When Rosa takes an ill-fated trip to visit friends Judy and Will, Kavenna has a ball poking quiet fun at them. The couple have retreated to an enormous, dilapidated farmhouse they are simultaneously renovating and filling with children. All food is grown locally; Will is dismayed because there is no daddies group. As the couple contend with their screaming children, they feed Rosa lamb shank stew and babble on about the bliss of country life. It’s akin to listening to people who move from Manhattan upstate, where they remodel mansions and learn to make artisanal cheeses. When the conversation turns to Rosa’s decline, she becomes drunk, breaks an antique wineglass, and sobs at table. The next morning she flees before the rest of the house awakens, humiliated and hung over.
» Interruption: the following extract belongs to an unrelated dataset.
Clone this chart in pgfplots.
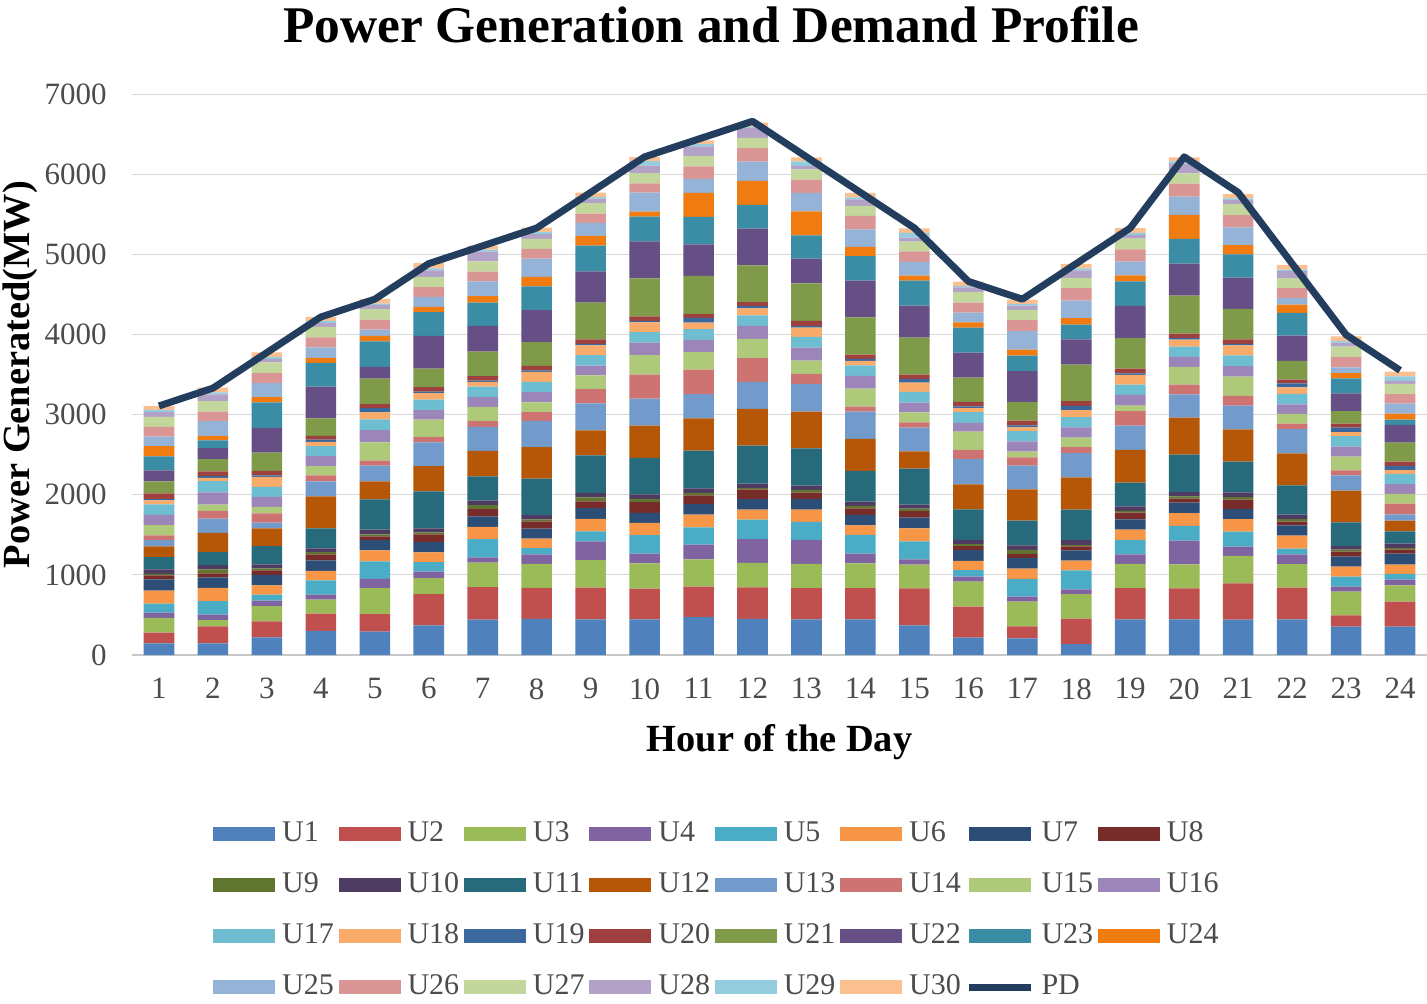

And so it goes. Who among us hasn’t fallen prey to the overwhelming meaninglessness of cubicle life? But as Rosa steadily decompensates, her limited viewpoint and clutch of lists grow wearying. By page 247, Rosa’s aimless hysteria has exhausted not only her friends and family, but her readers. Her recovery, or rather the beginnings of it, is sudden and unconvincing. It’s as if after 280-odd pages of lunacy, Kavenna realized she had to wrap it up and tacked on an ending.
Is the book worth reading? Yes, for its brutal dissection of what lies beneath our days, and what happens to those who question that beneath too closely. But caveat emptor: Inglorious‘s unremitting darkness makes it tough going; that you may relate to Rosa’s fall will make it all the more difficult.